American judge and lawyer (1873–1950)

George A. Solter (May 14, 1873 – November 27, 1950) was a judge and lawyer from Maryland. He served in the Supreme Bench of Baltimore City from 1924 to 1943.

==Early life==
George A. Solter was born on May 14, 1873, in Baltimore, Maryland, to Mary Catherine (née Taylor) and John Solter. He attended elementary public schools, Baltimore City College and Sadler's Business College. Solter graduated from the University of Maryland Law School in 1896 with a Bachelor of Laws. He was admitted to the bar on June 2, 1896.

==Career==
Solter practiced law in partnership with William Bansemer in 1896. He was also associated with John F. Williams. He was assistant state's attorney from 1903 to 1905. He resigned in 1905 to resume his law practice. Solter was a member of Baltimore City School Board from 1907 to 1911. Mayor James H. Preston removed three members of the school board and Solter quit in protest. While on the school board, Solter promoted a resolution to establish junior high schools. Solter served on the Baltimore Board of Police Commissioners from 1910 to 1914.
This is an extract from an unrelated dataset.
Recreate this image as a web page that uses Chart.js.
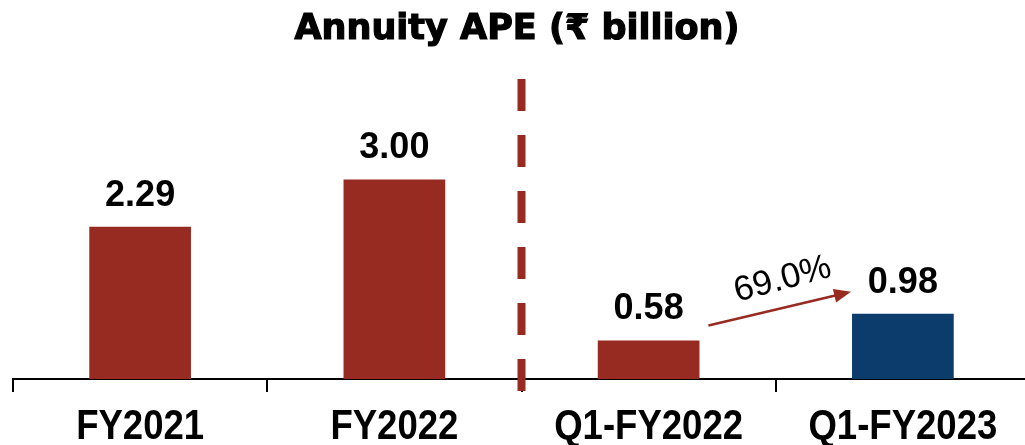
<!DOCTYPE html>
<html>
<head>
<meta charset="utf-8">
<script src="https://cdn.jsdelivr.net/npm/chart.js@4"></script>
<style>
  html, body { margin: 0; padding: 0; background: #fff; overflow: hidden; }
  #wrap { width: 1030px; height: 445px; }
</style>
</head>
<body>
<div id="wrap"><canvas id="apeChart" width="1030" height="445"></canvas></div>
<script>
// data
const categories = ['FY2021', 'FY2022', 'Q1-FY2022', 'Q1-FY2023'];
const apeValues = [2.29, 3.00, 0.58, 0.98];
const valueLabels = ['2.29', '3.00', '0.58', '0.98'];
const growthLabel = '69.0%';
const chartTitle = 'Annuity APE (₹ billion)';

const RED = '#972B22';
const BLUE = '#0B3C6B';

// title, narrow category labels, value labels, divider and growth arrow
const extras = {
  id: 'extras',
  afterDatasetsDraw(chart) {
    const ctx = chart.ctx;
    const bars = chart.getDatasetMeta(0).data;
    const area = chart.chartArea;

    ctx.save();
    ctx.fillStyle = '#000';
    ctx.strokeStyle = '#000';
    ctx.textAlign = 'center';
    ctx.textBaseline = 'middle';
    ctx.font = 'bold 35px "DejaVu Sans"';
    ctx.lineWidth = 1.2;
    ctx.fillText(chartTitle, chart.width / 2 + 2, 30);
    ctx.strokeText(chartTitle, chart.width / 2 + 2, 30);

    ctx.font = 'bold 36px "Liberation Sans"';
    ctx.textBaseline = 'alphabetic';
    bars.forEach((b, i) => {
      ctx.fillText(valueLabels[i], b.x, b.y - 21);
    });

    // category labels, squeezed like a narrow font
    ctx.font = 'bold 42px "Liberation Sans"';
    bars.forEach((b, i) => {
      ctx.save();
      ctx.translate(b.x, area.bottom + 60);
      ctx.scale(0.87, 1);
      ctx.fillText(categories[i], 0, 0);
      ctx.restore();
    });

    // dashed divider between annual and quarterly
    const xDiv = (bars[1].x + bars[2].x) / 2;
    ctx.strokeStyle = RED;
    ctx.lineWidth = 8;
    ctx.setLineDash([32, 24]);
    ctx.beginPath();
    ctx.moveTo(xDiv, area.top);
    ctx.lineTo(xDiv, area.bottom + 13);
    ctx.stroke();
    ctx.setLineDash([]);

    // growth arrow
    const b3 = bars[2], b4 = bars[3];
    const x1 = b3.x + b3.width / 2 + 9, y1 = b3.y - 15;
    const x2 = b4.x - b4.width / 2 - 1, y2 = b4.y - 22;
    const ang = Math.atan2(y2 - y1, x2 - x1);
    ctx.strokeStyle = RED;
    ctx.fillStyle = RED;
    ctx.lineWidth = 2.5;
    ctx.beginPath();
    ctx.moveTo(x1, y1);
    ctx.lineTo(x2 - 14 * Math.cos(ang), y2 - 14 * Math.sin(ang));
    ctx.stroke();
    ctx.beginPath();
    ctx.moveTo(x2, y2);
    ctx.lineTo(x2 - 17 * Math.cos(ang) + 7 * Math.sin(ang), y2 - 17 * Math.sin(ang) - 7 * Math.cos(ang));
    ctx.lineTo(x2 - 17 * Math.cos(ang) - 7 * Math.sin(ang), y2 - 17 * Math.sin(ang) + 7 * Math.cos(ang));
    ctx.closePath();
    ctx.fill();

    ctx.translate((x1 + x2) / 2 + 3, (y1 + y2) / 2 - 29);
    ctx.rotate(ang - 0.03);
    ctx.fillStyle = '#000';
    ctx.font = '35px "Liberation Sans"';
    ctx.textBaseline = 'middle';
    ctx.fillText(growthLabel, 0, 0);
    ctx.restore();
  }
};

new Chart(document.getElementById('apeChart'), {
  type: 'bar',
  data: {
    labels: categories,
    datasets: [{
      data: apeValues,
      backgroundColor: [RED, RED, RED, BLUE],
      borderWidth: 0,
      barPercentage: 0.4,
      categoryPercentage: 1
    }]
  },
  options: {
    responsive: false,
    animation: false,
    layout: { padding: { top: 79, left: 13, right: 0, bottom: 0 } },
    plugins: {
      legend: { display: false },
      tooltip: { enabled: false }
    },
    scales: {
      x: {
        offset: true,
        grid: {
          offset: true,
          drawOnChartArea: false,
          color: '#000',
          lineWidth: 2,
          tickLength: 13
        },
        border: { display: true, color: '#000', width: 2 },
        // labels are drawn by the plugin so they can be narrowed
        ticks: { display: false },
        afterFit(scale) { scale.height = 66; }
      },
      y: {
        display: false,
        min: 0,
        max: 4.51
      }
    }
  },
  plugins: [extras]
});
</script>
</body>
</html>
Solter was appointed by Governor Albert Ritchie to the Supreme Bench of Baltimore City (later renamed the Circuit Court for Baltimore City) in April 1924, replacing Judge Carroll T. Bond. He was elected to a full term in 1926 for a fifteen-year term. He was re-appointed by Governor Herbert O'Conor in 1941 to continue until the following election. He was re-elected in 1942. He retired at the mandatory age of 70 in 1943.

Solter also worked as a lecturer at the University of Baltimore. He was a member of the board of trustees of Goucher College for 30 years and a board member of the Builders Exchange.

==Personal life==
Solter married Florence Walther in 1909 and she died in 1909. Solter married Christie Y. Dulaney in 1916. They had two children, George Dulaney Solter and Mrs. Robert C. Stephenson. His son, George D. Solter, would be appointed to the Baltimore City Supreme Bench, like his father, but would only serve two years.

Solter died on November 27, 1950, at his home at 3937 Canterbury Road in Baltimore. He was buried at Druid Ridge Cemetery in Baltimore.